» What the task asks
Copy the data that follows exactly. Include no pictures.

» Collected material
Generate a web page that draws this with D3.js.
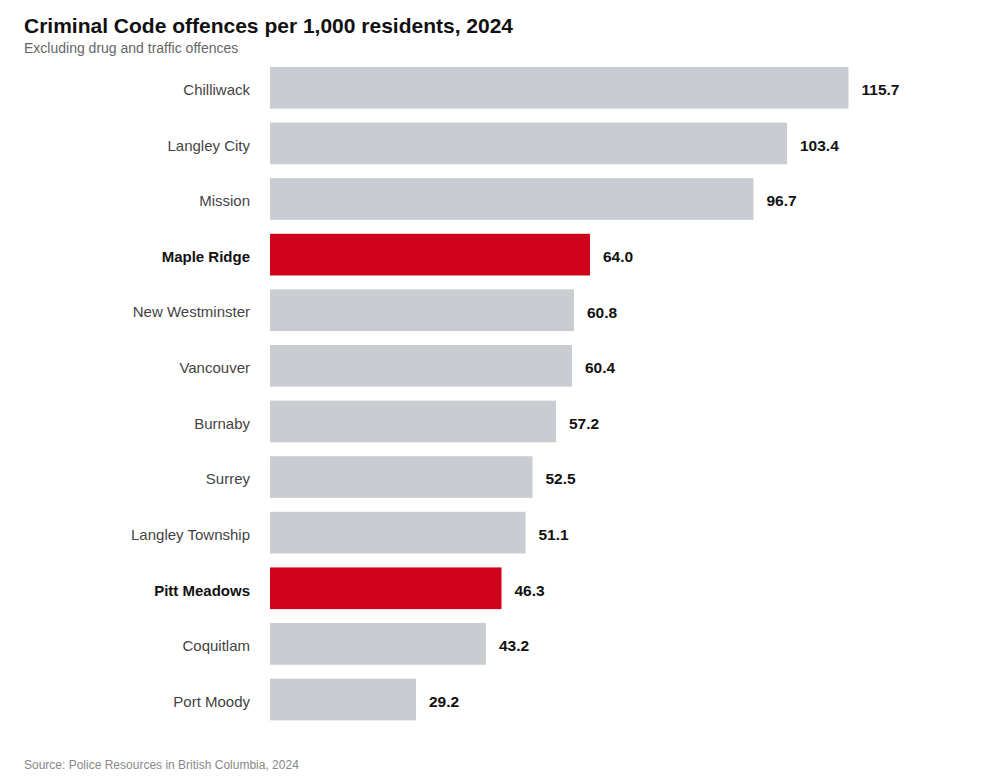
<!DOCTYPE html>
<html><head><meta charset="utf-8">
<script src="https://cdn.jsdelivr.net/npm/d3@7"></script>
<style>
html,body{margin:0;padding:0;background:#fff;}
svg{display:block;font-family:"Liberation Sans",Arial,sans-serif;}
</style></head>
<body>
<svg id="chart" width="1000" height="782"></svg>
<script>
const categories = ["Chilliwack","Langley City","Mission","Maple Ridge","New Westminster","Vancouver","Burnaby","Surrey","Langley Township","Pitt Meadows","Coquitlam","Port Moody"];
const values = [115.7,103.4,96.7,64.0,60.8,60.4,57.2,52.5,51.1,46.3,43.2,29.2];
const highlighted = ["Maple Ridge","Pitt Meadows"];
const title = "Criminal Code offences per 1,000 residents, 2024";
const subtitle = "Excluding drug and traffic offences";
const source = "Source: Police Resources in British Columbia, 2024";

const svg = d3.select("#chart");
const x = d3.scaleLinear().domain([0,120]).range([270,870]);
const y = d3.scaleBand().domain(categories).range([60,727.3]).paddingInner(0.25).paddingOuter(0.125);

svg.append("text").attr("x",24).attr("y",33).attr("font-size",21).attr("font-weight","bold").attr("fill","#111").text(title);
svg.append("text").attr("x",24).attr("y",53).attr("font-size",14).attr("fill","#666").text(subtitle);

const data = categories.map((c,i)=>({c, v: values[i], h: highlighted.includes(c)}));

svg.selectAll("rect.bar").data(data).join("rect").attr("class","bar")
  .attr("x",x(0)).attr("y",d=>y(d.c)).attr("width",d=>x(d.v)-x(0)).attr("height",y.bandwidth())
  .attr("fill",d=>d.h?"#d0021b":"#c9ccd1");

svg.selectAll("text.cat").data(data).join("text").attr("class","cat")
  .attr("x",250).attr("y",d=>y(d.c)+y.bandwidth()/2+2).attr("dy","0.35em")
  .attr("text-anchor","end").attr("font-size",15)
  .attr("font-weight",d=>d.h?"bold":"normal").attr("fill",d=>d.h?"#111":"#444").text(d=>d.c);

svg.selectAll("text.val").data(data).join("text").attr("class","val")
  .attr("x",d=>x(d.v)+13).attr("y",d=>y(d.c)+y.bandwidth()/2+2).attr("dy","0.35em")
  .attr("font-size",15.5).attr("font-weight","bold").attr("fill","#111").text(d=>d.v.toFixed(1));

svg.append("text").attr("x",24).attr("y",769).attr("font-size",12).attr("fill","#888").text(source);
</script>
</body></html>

» Solved exercise
Generate a web page that draws this with D3.js.
<!DOCTYPE html>
<html><head><meta charset="utf-8">
<script src="https://cdn.jsdelivr.net/npm/d3@7"></script>
<style>
html,body{margin:0;padding:0;background:#fff;}
svg{display:block;font-family:"Liberation Sans",Arial,sans-serif;}
</style></head>
<body>
<svg id="chart" width="1000" height="782"></svg>
<script>
const categories = ["Chilliwack","Langley City","Mission","Maple Ridge","New Westminster","Vancouver","Burnaby","Surrey","Langley Township","Pitt Meadows","Coquitlam","Port Moody"];
const values = [115.7,103.4,96.7,64.0,60.8,60.4,57.2,52.5,51.1,46.3,43.2,29.2];
const highlighted = ["Maple Ridge","Pitt Meadows"];
const title = "Criminal Code offences per 1,000 residents, 2024";
const subtitle = "Excluding drug and traffic offences";
const source = "Source: Police Resources in British Columbia, 2024";

const svg = d3.select("#chart");
const x = d3.scaleLinear().domain([0,120]).range([270,870]);
const y = d3.scaleBand().domain(categories).range([60,727.3]).paddingInner(0.25).paddingOuter(0.125);

svg.append("text").attr("x",24).attr("y",33).attr("font-size",21).attr("font-weight","bold").attr("fill","#111").text(title);
svg.append("text").attr("x",24).attr("y",53).attr("font-size",14).attr("fill","#666").text(subtitle);

const data = categories.map((c,i)=>({c, v: values[i], h: highlighted.includes(c)}));

svg.selectAll("rect.bar").data(data).join("rect").attr("class","bar")
  .attr("x",x(0)).attr("y",d=>y(d.c)).attr("width",d=>x(d.v)-x(0)).attr("height",y.bandwidth())
  .attr("fill",d=>d.h?"#d0021b":"#c9ccd1");

svg.selectAll("text.cat").data(data).join("text").attr("class","cat")
  .attr("x",250).attr("y",d=>y(d.c)+y.bandwidth()/2+2).attr("dy","0.35em")
  .attr("text-anchor","end").attr("font-size",15)
  .attr("font-weight",d=>d.h?"bold":"normal").attr("fill",d=>d.h?"#111":"#444").text(d=>d.c);

svg.selectAll("text.val").data(data).join("text").attr("class","val")
  .attr("x",d=>x(d.v)+13).attr("y",d=>y(d.c)+y.bandwidth()/2+2).attr("dy","0.35em")
  .attr("font-size",15.5).attr("font-weight","bold").attr("fill","#111").text(d=>d.v.toFixed(1));

svg.append("text").attr("x",24).attr("y",769).attr("font-size",12).attr("fill","#888").text(source);
</script>
</body></html>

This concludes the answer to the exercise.